Biomimicry & Las Chicas de Matematicas

by Amy Kirtland

This past summer I was a guest speaker at Las Chicas de Matematicas, a week long in-residence math camp for high school girls, held at the University of Northern Colorado.  The goal of the camp is to introduce college level math to high school students while also exposing them to campus life and working professionals who use math in their careers. The young women from previous years’ camps had requested that an architect speak at this year’s camp, and that’s where I enter the story.

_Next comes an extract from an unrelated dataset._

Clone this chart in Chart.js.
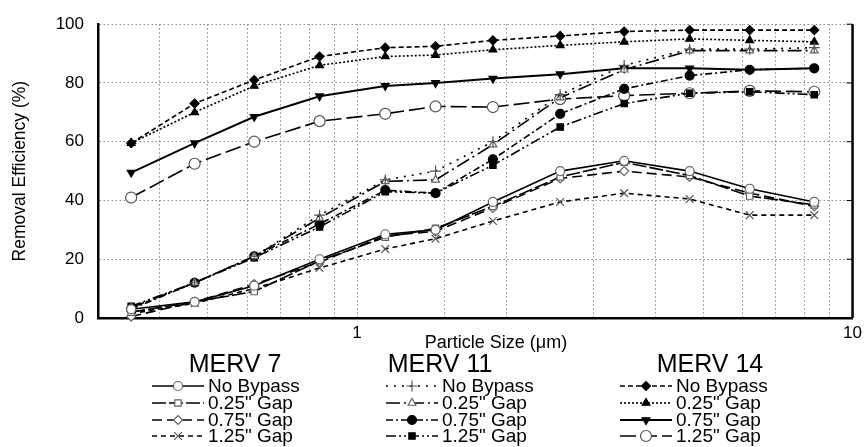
<!DOCTYPE html>
<html>
<head>
<meta charset="utf-8">
<script src="https://cdn.jsdelivr.net/npm/chart.js@4/dist/chart.umd.min.js"></script>
<style>
    html, body { margin: 0; padding: 0; background: #fff; }
    #wrap { width: 867px; height: 447px; position: relative; }
</style>
</head>
<body>
<div id="wrap"><canvas id="efficiencyChart"></canvas></div>
<script>
// particle size channels (um)
const particleSizes = [0.35, 0.47, 0.62, 0.84, 1.14, 1.44, 1.88, 2.57, 3.46, 4.69, 6.2, 8.37];

// MERV 7
const m7NoBypass = [3, 5.5, 11, 20, 28.5, 30, 39.5, 50, 53.5, 50, 44, 39.5];
const m7Gap025 = [2, 5.5, 9, 19.5, 27.5, 30.5, 38, 48, 53, 48.5, 41.5, 38.5];
const m7Gap075 = [0.5, 5.5, 11.5, 19, 28, 29.5, 37.5, 47.5, 50, 48, 42.5, 38];
const m7Gap125 = [1.5, 5, 10, 17, 23.5, 27, 33, 39.5, 42.5, 40.5, 35, 35];

// MERV 11
const m11NoBypass = [3.5, 12, 21, 35, 47, 50, 60, 76, 86, 91.5, 91.5, 92];
const m11Gap025 = [3.5, 12, 21, 34, 46.5, 47, 59, 75, 84.5, 91, 91, 91];
const m11Gap075 = [3, 12, 21, 32, 43.5, 42.5, 54, 69.5, 78, 82.5, 84.5, 85];
const m11Gap125 = [4, 12, 20.5, 31, 43, 42.5, 52, 65, 73, 76.5, 77, 76];

// MERV 14
const m14NoBypass = [59.5, 73, 81, 89, 92, 92.5, 94.5, 96, 97.5, 98, 98, 98];
const m14Gap025 = [59.5, 70, 79, 86, 89, 89.5, 91.3, 92.8, 94, 95, 94.5, 94];
const m14Gap075 = [49.5, 59.5, 68.5, 75.5, 79, 80, 81.5, 83, 85, 85, 84.5, 85];
const m14Gap125 = [41, 52.5, 60, 67, 69.5, 72, 71.8, 74.5, 75.7, 76.5, 77.3, 77];

const groupNames = ['MERV 7', 'MERV 11', 'MERV 14'];
const entryNames = ['No Bypass', '0.25" Gap', '0.75" Gap', '1.25" Gap'];
const yTicks = [0, 20, 40, 60, 80, 100];
const xLabelTicks = [1, 10];

const FONT = 'Liberation Sans, Arial, sans-serif';

function series(label, values, style) {
    return {
        label: label,
        data: values.map((v, i) => ({ x: particleSizes[i], y: v })),
        borderColor: '#000',
        borderWidth: style.width || 1.6,
        borderDash: style.dash || [],
        pointStyle: style.point,
        pointRotation: style.rotation || 0,
        pointRadius: style.radius || 4.5,
        pointBorderWidth: 1.2,
        pointBackgroundColor: style.fill,
        pointBorderColor: style.stroke || '#000',
        fill: false,
        tension: 0,
        clip: false
    };
}

const datasets = [
    series('MERV 7 ' + entryNames[0], m7NoBypass, { point: 'circle', fill: '#fff', stroke: '#666' }),
    series('MERV 7 ' + entryNames[1], m7Gap025, { point: 'rect', fill: '#fff', stroke: '#666', dash: [14, 3] }),
    series('MERV 7 ' + entryNames[2], m7Gap075, { point: 'rectRot', fill: '#fff', stroke: '#666', dash: [10, 5] }),
    series('MERV 7 ' + entryNames[3], m7Gap125, { point: 'crossRot', fill: '#fff', stroke: '#555', dash: [5, 4], radius: 5.5 }),

    series('MERV 11 ' + entryNames[0], m11NoBypass, { point: 'cross', fill: '#fff', stroke: '#555', dash: [2, 6], radius: 5.5 }),
    series('MERV 11 ' + entryNames[1], m11Gap025, { point: 'triangle', fill: '#fff', stroke: '#666', dash: [14, 4, 2, 4] }),
    series('MERV 11 ' + entryNames[2], m11Gap075, { point: 'circle', fill: '#000', dash: [7, 3, 2, 3] }),
    series('MERV 11 ' + entryNames[3], m11Gap125, { point: 'rect', fill: '#000', dash: [10, 3, 2, 3, 2, 3] }),

    series('MERV 14 ' + entryNames[0], m14NoBypass, { point: 'rectRot', fill: '#000', dash: [5, 3] }),
    series('MERV 14 ' + entryNames[1], m14Gap025, { point: 'triangle', fill: '#000', dash: [2, 2] }),
    series('MERV 14 ' + entryNames[2], m14Gap075, { point: 'triangle', rotation: 180, fill: '#000', width: 2 }),
    series('MERV 14 ' + entryNames[3], m14Gap125, { point: 'circle', fill: '#fff', stroke: '#555', dash: [16, 5], radius: 5.5 })
];

// right frame line with small inward ticks, x title and the three-column legend
const framePlugin = {
    id: 'frameAndLegend',
    afterDraw(chart) {
        const ctx = chart.ctx;
        const area = chart.chartArea;
        const yScale = chart.scales.y;
        ctx.save();
        ctx.strokeStyle = '#000';
        ctx.lineWidth = 2.5;
        ctx.beginPath();
        ctx.moveTo(area.right, area.top);
        ctx.lineTo(area.right, area.bottom);
        ctx.stroke();
        ctx.lineWidth = 1;
        yTicks.forEach(v => {
            const y = yScale.getPixelForValue(v);
            ctx.beginPath();
            ctx.moveTo(area.right - 6, y);
            ctx.lineTo(area.right, y);
            ctx.stroke();
        });

        ctx.fillStyle = '#000';
        ctx.textBaseline = 'middle';
        ctx.textAlign = 'center';
        ctx.font = '18px ' + FONT;
        ctx.fillText('Particle Size (\u03bcm)', 496, 343);

        const titleX = [235, 440, 710];
        const lineX = [152, 386, 620];
        const rowY = [386, 403, 420, 436];
        groupNames.forEach((name, g) => {
            ctx.textAlign = 'center';
            ctx.font = '25px ' + FONT;
            ctx.fillStyle = '#000';
            ctx.fillText(name, titleX[g], 365);
            entryNames.forEach((entry, i) => {
                const ds = chart.data.datasets[g * 4 + i];
                const y = rowY[i];
                ctx.strokeStyle = ds.borderColor;
                ctx.lineWidth = ds.borderWidth;
                ctx.setLineDash(ds.borderDash);
                ctx.beginPath();
                ctx.moveTo(lineX[g], y);
                ctx.lineTo(lineX[g] + 52, y);
                ctx.stroke();
                ctx.setLineDash([]);
                ctx.fillStyle = ds.pointBackgroundColor;
                ctx.strokeStyle = ds.pointBorderColor;
                ctx.lineWidth = ds.pointBorderWidth;
                Chart.helpers.drawPoint(ctx, {
                    pointStyle: ds.pointStyle,
                    rotation: ds.pointRotation,
                    radius: ds.pointRadius,
                    borderWidth: ds.pointBorderWidth
                }, lineX[g] + 26, y);
                ctx.fillStyle = '#000';
                ctx.textAlign = 'left';
                ctx.font = '19px ' + FONT;
                ctx.fillText(entry, lineX[g] + 56, y + 1);
            });
        });
        ctx.restore();
    }
};

new Chart(document.getElementById('efficiencyChart'), {
    type: 'line',
    data: { datasets: datasets },
    options: {
        responsive: true,
        maintainAspectRatio: false,
        animation: false,
        layout: { padding: { left: 8, right: 14, top: 17, bottom: 96 } },
        plugins: {
            legend: { display: false },
            tooltip: { enabled: false }
        },
        scales: {
            x: {
                type: 'logarithmic',
                min: 0.3,
                max: 10,
                afterFit: scale => { scale.height = 33; },
                grid: {
                    color: '#8a8a8a',
                    lineWidth: 1,
                    drawTicks: false
                },
                // dotted grid lines, solid axis line
                border: { display: true, color: '#000', width: 2.5, dash: [1.5, 2.5] },
                ticks: {
                    color: '#000',
                    font: { family: FONT, size: 17 },
                    padding: 5,
                    autoSkip: false,
                    maxRotation: 0,
                    callback: v => xLabelTicks.includes(v) ? String(v) : ''
                }
            },
            y: {
                min: 0,
                max: 100,
                afterFit: scale => { scale.width = 90; },
                afterBuildTicks: scale => { scale.ticks = yTicks.map(v => ({ value: v })); },
                grid: {
                    color: '#8a8a8a',
                    lineWidth: 1,
                    drawTicks: false
                },
                border: { display: true, color: '#000', width: 2.5, dash: [1.5, 2.5] },
                title: {
                    display: true,
                    text: 'Removal Efficiency (%)',
                    color: '#000',
                    font: { family: FONT, size: 17.5 },
                    padding: { top: 2, bottom: 0 }
                },
                ticks: {
                    color: '#000',
                    font: { family: FONT, size: 17 },
                    padding: 14
                }
            }
        }
    },
    plugins: [framePlugin]
});
</script>
</body>
</html>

I was asked to speak about my career as an architect, how I use math in my daily work-life, and how I balance my professional and personal life.  Considering that over 10 years of my professional career have been spent at Barrett Studio, I decided to use the studio’s design work as a focus for my presentation.  At Barrett Studio we “listen to the land,” using climatic and site factors as informers of design.  This can include data gathering and analysis of weather patterns, calculating sun angles, GIS mapping, and good old time spent on site as an observer.  The data we collect and the experiences we have inform and directly influence the design of the structure, sometimes quite figuratively.

As I began to assemble the slides and piece my presentation together, it evolved from a discussion of site analysis into a discussion of nature’s beauty and biomimicry – taking inspiration from or emulating nature and its processes, through examination, to solve human problems – as design formulator.  Biomimicry in architecture can be a formal or morphic study, or the investigation of a natural system can become more complex and include mathematics or processes.  Below are a few images of biomimicry within our work and other architects’ work.

Biomimicry Las Chicas de Matematicas

A residence designed by Barrett Studio where the form of a leaf inspired an entrance canopy.

Biomimicry Las Chicas de Matematicas

The nautilus shell and its Golden Mean spiral became the organizing geometry for Barrett Studio’s proposed design of the Greenwood Wildlife Rehabilitation Center.

Biomimicry Las Chicas de Matematicas

The Catenary curve (left) graphs the hyperbolic cosine function. It occurs in nature frequently and is the curve that is naturally formed by a hanging chain or cable supported only at its ends. Gaudi flipped this curve upside down and used it as an arch in the design of La Sagrada Familia (center) and many of his other buildings. The Catenary curve has also been used in numerous bridge designs and notably the St. Louis Arch (right).

Biomimicry Las Chicas de Matematicas

The dynamic form of this Frank Gehry building in Prague was shaped by images of Fred Astaire and Ginger Rogers dancing.

Biomimicry Las Chicas de Matematicas

Barrett Studio examined the structure of the cactus and its thick stem that stores water. This was the formative idea behind the Casa Viento wind surfing retreat in Venezuela – the central core of the building became a place for plumbing and bathroom areas while the living spaces acted as “spines” that catch breezes from multiple sides.

The Milwaukee Art Museum mimics a bird in flight as its kinetic brise-soleil unfurls day and night.  

During and after my presentation, the girls were very engaged and asking lots of questions…I had piqued their interests! They were particularly intrigued by the Casa Viento windsurfing retreat and how we used and abstracted not only the physical form of the cactus, but also its internal mechanisms. The exotic location of the retreat was also a point of interest for the students. It is always refreshing to see raised hands and wide open eyes when you finish a presentation. I wanted to show these students that architecture can combine art, science, and math to create unique spaces that we inhabit and experience life within. I’ve found that thoughtful design can be aesthetically pleasing, functionally adept, and intellectually stimulating. Perhaps the architecture I presented germinated the seed in the next budding architect!